An experiment-based comparison of different cooling methods for photovoltaic modules

Abstract

Abstract Temperature effect on the performance of a photovoltaic module represents a major concern for expanding the use of solar energy, especially in hot areas. Cooling the PV module is considered an effective method of increasing efficiency by reducing the module cell temperature. An experimental set-up is developed to investigate the effectiveness of different cooling techniques including air cooling, evaporative cooling and water cooling. A comparative study is made among the cooling techniques by simultaneous recording – for the first time – the performance the modules cooled by the different techniques. Experimental measurements dictated that the reduction of the module cell temperature recorded 5 %, 16 %, 17.25, 39.6 % and 44.8 % for passive air cooling, active air cooling, water cooling, evaporative cooling using sprinkler and nozzles, respectively. The best cooling conditions were achieved by evaporative cooling using film of domestic tap-water from nozzles with flow rate of 90–190 L/h/module.

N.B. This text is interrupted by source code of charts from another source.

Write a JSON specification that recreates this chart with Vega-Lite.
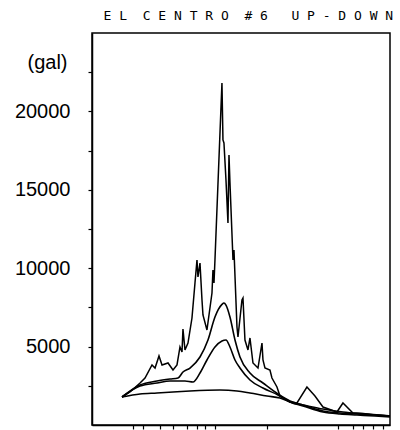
{
  "$schema": "https://vega.github.io/schema/vega-lite/v6.json",
  "width": 298,
  "height": 392,
  "autosize": {"type": "none"},
  "padding": {"left": 92, "top": 33, "right": 10, "bottom": 5},
  "background": "white",
  "title": {
    "text": "E\u00a0L\u00a0\u00a0C\u00a0E\u00a0N\u00a0T\u00a0R\u00a0O\u00a0\u00a0#\u00a06\u00a0\u00a0\u00a0U\u00a0P\u00a0-\u00a0D\u00a0O\u00a0W\u00a0N",
    "anchor": "end",
    "font": "DejaVu Sans Mono",
    "fontSize": 13,
    "fontWeight": "normal",
    "color": "black",
    "offset": 10
  },
  "config": {
    "view": {"stroke": "black", "strokeWidth": 1.5},
    "axis": {"grid": false, "domainColor": "black", "tickColor": "black", "labelColor": "black", "titleColor": "black"}
  },
  "datasets": {
    "spectra": [
      {"curve": "a", "period": 0.0349, "acc": 1786},
      {"curve": "a", "period": 0.0404, "acc": 2105},
      {"curve": "a", "period": 0.0487, "acc": 2679},
      {"curve": "a", "period": 0.0534, "acc": 2998},
      {"curve": "a", "period": 0.0608, "acc": 3827},
      {"curve": "a", "period": 0.0643, "acc": 3635},
      {"curve": "a", "period": 0.0692, "acc": 4401},
      {"curve": "a", "period": 0.0732, "acc": 3827},
      {"curve": "a", "period": 0.0818, "acc": 3954},
      {"curve": "a", "period": 0.0897, "acc": 3508},
      {"curve": "a", "period": 0.0966, "acc": 3827},
      {"curve": "a", "period": 0.1021, "acc": 4975},
      {"curve": "a", "period": 0.1060, "acc": 4656},
      {"curve": "a", "period": 0.1079, "acc": 6123},
      {"curve": "a", "period": 0.1120, "acc": 4784},
      {"curve": "a", "period": 0.1184, "acc": 5230},
      {"curve": "a", "period": 0.1275, "acc": 6824},
      {"curve": "a", "period": 0.1348, "acc": 9057},
      {"curve": "a", "period": 0.1399, "acc": 10524},
      {"curve": "a", "period": 0.1425, "acc": 9439},
      {"curve": "a", "period": 0.1479, "acc": 10332},
      {"curve": "a", "period": 0.1535, "acc": 7973},
      {"curve": "a", "period": 0.1563, "acc": 7016},
      {"curve": "a", "period": 0.1683, "acc": 6059},
      {"curve": "a", "period": 0.1847, "acc": 8419},
      {"curve": "a", "period": 0.1881, "acc": 9886},
      {"curve": "a", "period": 0.1917, "acc": 9057},
      {"curve": "a", "period": 0.1952, "acc": 10524},
      {"curve": "a", "period": 0.2222, "acc": 21813},
      {"curve": "a", "period": 0.2264, "acc": 18177},
      {"curve": "a", "period": 0.2306, "acc": 17986},
      {"curve": "a", "period": 0.2394, "acc": 15626},
      {"curve": "a", "period": 0.2484, "acc": 12884},
      {"curve": "a", "period": 0.2531, "acc": 17221},
      {"curve": "a", "period": 0.2578, "acc": 15435},
      {"curve": "a", "period": 0.2726, "acc": 10524},
      {"curve": "a", "period": 0.2776, "acc": 11162},
      {"curve": "a", "period": 0.2935, "acc": 6250},
      {"curve": "a", "period": 0.2990, "acc": 5613},
      {"curve": "a", "period": 0.3219, "acc": 7973},
      {"curve": "a", "period": 0.3280, "acc": 8100},
      {"curve": "a", "period": 0.3403, "acc": 5421},
      {"curve": "a", "period": 0.3598, "acc": 4784},
      {"curve": "a", "period": 0.3734, "acc": 5549},
      {"curve": "a", "period": 0.3948, "acc": 3954},
      {"curve": "a", "period": 0.4332, "acc": 3635},
      {"curve": "a", "period": 0.4665, "acc": 5230},
      {"curve": "a", "period": 0.4751, "acc": 4146},
      {"curve": "a", "period": 0.4930, "acc": 3635},
      {"curve": "a", "period": 0.5408, "acc": 3508},
      {"curve": "a", "period": 0.5612, "acc": 2998},
      {"curve": "a", "period": 0.6157, "acc": 2424},
      {"curve": "a", "period": 0.6508, "acc": 1850},
      {"curve": "a", "period": 0.7832, "acc": 1467},
      {"curve": "a", "period": 0.892, "acc": 1403},
      {"curve": "a", "period": 1.073, "acc": 2424},
      {"curve": "a", "period": 1.245, "acc": 1850},
      {"curve": "a", "period": 1.444, "acc": 1148},
      {"curve": "a", "period": 1.871, "acc": 829},
      {"curve": "a", "period": 2.091, "acc": 1403},
      {"curve": "a", "period": 2.516, "acc": 765},
      {"curve": "a", "period": 3.262, "acc": 702},
      {"curve": "a", "period": 3.782, "acc": 638},
      {"curve": "a", "period": 4.994, "acc": 574},

      {"curve": "b", "period": 0.0349, "acc": 1786},
      {"curve": "b", "period": 0.0487, "acc": 2551},
      {"curve": "b", "period": 0.0667, "acc": 2806},
      {"curve": "b", "period": 0.0848, "acc": 2934},
      {"curve": "b", "period": 0.0984, "acc": 2998},
      {"curve": "b", "period": 0.1079, "acc": 3380},
      {"curve": "b", "period": 0.1229, "acc": 3635},
      {"curve": "b", "period": 0.1479, "acc": 4337},
      {"curve": "b", "period": 0.1715, "acc": 5421},
      {"curve": "b", "period": 0.1952, "acc": 6888},
      {"curve": "b", "period": 0.2222, "acc": 7690},
      {"curve": "b", "period": 0.2306, "acc": 7780},
      {"curve": "b", "period": 0.2394, "acc": 7650},
      {"curve": "b", "period": 0.2578, "acc": 6888},
      {"curve": "b", "period": 0.2829, "acc": 5421},
      {"curve": "b", "period": 0.3102, "acc": 4337},
      {"curve": "b", "period": 0.3734, "acc": 3317},
      {"curve": "b", "period": 0.4751, "acc": 2679},
      {"curve": "b", "period": 0.6272, "acc": 1977},
      {"curve": "b", "period": 0.7832, "acc": 1531},
      {"curve": "b", "period": 0.9966, "acc": 1276},
      {"curve": "b", "period": 1.444, "acc": 893},
      {"curve": "b", "period": 1.978, "acc": 765},
      {"curve": "b", "period": 2.710, "acc": 702},
      {"curve": "b", "period": 3.782, "acc": 638},
      {"curve": "b", "period": 4.994, "acc": 574},

      {"curve": "c", "period": 0.0349, "acc": 1786},
      {"curve": "c", "period": 0.0487, "acc": 2487},
      {"curve": "c", "period": 0.0667, "acc": 2679},
      {"curve": "c", "period": 0.0848, "acc": 2806},
      {"curve": "c", "period": 0.1120, "acc": 2806},
      {"curve": "c", "period": 0.1299, "acc": 2743},
      {"curve": "c", "period": 0.1479, "acc": 3317},
      {"curve": "c", "period": 0.1683, "acc": 4146},
      {"curve": "c", "period": 0.1952, "acc": 4975},
      {"curve": "c", "period": 0.2222, "acc": 5358},
      {"curve": "c", "period": 0.2394, "acc": 5421},
      {"curve": "c", "period": 0.2578, "acc": 4975},
      {"curve": "c", "period": 0.2829, "acc": 4146},
      {"curve": "c", "period": 0.3102, "acc": 3635},
      {"curve": "c", "period": 0.3734, "acc": 2870},
      {"curve": "c", "period": 0.4751, "acc": 2360},
      {"curve": "c", "period": 0.6272, "acc": 1913},
      {"curve": "c", "period": 0.7832, "acc": 1467},
      {"curve": "c", "period": 0.9966, "acc": 1212},
      {"curve": "c", "period": 1.444, "acc": 829},
      {"curve": "c", "period": 1.978, "acc": 702},
      {"curve": "c", "period": 2.710, "acc": 638},
      {"curve": "c", "period": 3.782, "acc": 574},
      {"curve": "c", "period": 4.994, "acc": 510},

      {"curve": "d", "period": 0.0349, "acc": 1786},
      {"curve": "d", "period": 0.0487, "acc": 1977},
      {"curve": "d", "period": 0.0667, "acc": 2041},
      {"curve": "d", "period": 0.0897, "acc": 2105},
      {"curve": "d", "period": 0.1229, "acc": 2169},
      {"curve": "d", "period": 0.2142, "acc": 2232},
      {"curve": "d", "period": 0.2935, "acc": 2169},
      {"curve": "d", "period": 0.3734, "acc": 2041},
      {"curve": "d", "period": 0.5117, "acc": 1850},
      {"curve": "d", "period": 0.6508, "acc": 1722},
      {"curve": "d", "period": 0.828, "acc": 1403},
      {"curve": "d", "period": 0.9966, "acc": 1276},
      {"curve": "d", "period": 1.444, "acc": 1020},
      {"curve": "d", "period": 2.091, "acc": 829},
      {"curve": "d", "period": 3.262, "acc": 702},
      {"curve": "d", "period": 4.994, "acc": 574}
    ]
  },
  "data": {"name": "spectra"},
  "encoding": {
    "x": {
      "field": "period",
      "type": "quantitative",
      "scale": {"type": "log", "domain": [0.02, 5], "nice": false},
      "axis": {
        "title": null,
        "labels": false,
        "values": [0.0427, 0.0514, 0.0706, 0.0897, 0.1163, 0.1399, 0.1622, 0.1952, 0.5117, 1.906, 2.516, 3.03, 3.65, 4.39],
        "tickSize": 4,
        "tickWidth": 1.2,
        "domainWidth": 1.5
      }
    },
    "y": {
      "field": "acc",
      "type": "quantitative",
      "scale": {"domain": [0, 25000], "nice": false},
      "axis": {
        "title": "(gal)",
        "titleAngle": 0,
        "titleX": -45,
        "titleY": 29,
        "titleAlign": "center",
        "titleBaseline": "middle",
        "titleFont": "Liberation Sans",
        "titleFontSize": 20,
        "titleFontWeight": "normal",
        "values": [2500, 5000, 7500, 10000, 12500, 15000, 17500, 20000, 22500],
        "format": "d",
        "labelExpr": "datum.value % 5000 == 0 ? datum.label : ''",
        "labelFont": "Liberation Sans",
        "labelFontSize": 20,
        "labelPadding": 18,
        "tickSize": 4,
        "tickWidth": 1.2,
        "domainWidth": 1.5
      }
    },
    "detail": {"field": "curve"}
  },
  "layer": [
    {
      "transform": [{"filter": "datum.curve == 'a'"}],
      "mark": {"type": "line", "color": "black", "strokeWidth": 1.5, "interpolate": "linear"}
    },
    {
      "transform": [{"filter": "datum.curve != 'a'"}],
      "mark": {"type": "line", "color": "black", "strokeWidth": 1.6, "interpolate": "monotone"}
    }
  ]
}
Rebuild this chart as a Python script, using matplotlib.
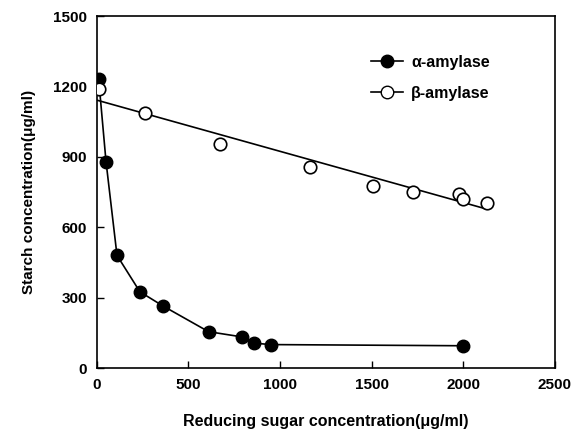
import numpy as np
import matplotlib
matplotlib.use("Agg")
import matplotlib.pyplot as plt

plt.rcParams['font.family'] = ['Liberation Sans', 'DejaVu Sans']
plt.rcParams['font.weight'] = 'bold'

alpha_x = [10, 50, 110, 235, 360, 610, 790, 860, 950, 2000]
alpha_y = [1230, 880, 480, 325, 265, 155, 133, 106, 100, 95]
beta_x = [10, 265, 670, 1165, 1510, 1725, 1975, 2000, 2130]
beta_y = [1190, 1087, 955, 855, 775, 750, 740, 720, 705]
xticks = [0, 500, 1000, 1500, 2000, 2500]
yticks = [0, 300, 600, 900, 1200, 1500]

fig = plt.figure(figsize=(5.87, 4.33), dpi=100)
ax = fig.add_axes([0.165, 0.150, 0.780, 0.813])

ax.plot(alpha_x, alpha_y, '-', color='black', lw=1.2, marker='o', ms=9,
        mfc='black', mec='black', label='α-amylase', zorder=3)
# regression line for beta
coef = np.polyfit(beta_x, beta_y, 1)
fx = np.array([0, max(beta_x)])
ax.plot(fx, np.polyval(coef, fx), '-', color='black', lw=1.2, zorder=2)
ax.plot(beta_x, beta_y, 'none', marker='o', ms=9, mfc='white', mec='black',
        mew=1.2, zorder=4)
# legend proxy
ax.plot([], [], '-', color='black', lw=1.2, marker='o', ms=9, mfc='white',
        mec='black', label='β-amylase')

ax.set_xlim(0, 2500)
ax.set_ylim(0, 1500)
ax.set_xticks(xticks)
ax.set_yticks(yticks)
ax.tick_params(direction='in', length=5, width=1, labelsize=11, pad=7)
for lab in ax.get_xticklabels() + ax.get_yticklabels():
    lab.set_fontweight('bold')
for s in ax.spines.values():
    s.set_linewidth(1.2)

ax.set_xlabel('Reducing sugar concentration(μg/ml)', fontsize=11.5,
              fontweight='bold', labelpad=16)
ax.set_ylabel('Starch concentration(μg/ml)', fontsize=11,
              fontweight='bold', labelpad=12)

ax.legend(loc='upper right', bbox_to_anchor=(0.89, 0.93), frameon=False,
          fontsize=11.5, handlelength=2.0, handletextpad=0.5, labelspacing=1.0)

fig.savefig('out.png', dpi=100)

The experimental results showed an increase in electrical efficiency of 1.8 % for continuous- against 1.7 % for intermittent-evaporative cooling using water-film from nozzles. The corresponding increase in electrical efficiency on using evaporative cooling by sprinkler is 1.6 % for continuous- against 1.3 % for intermittent cooling. This means there is no significant difference in efficiency values between continuous and intermittent evaporative cooling. This favors the use of intermittent cooling decreases the cost without sacrificing the efficiency value. This makes it possible to identify the recommended method for cooling modules serving in areas of hot weather and moderate climates.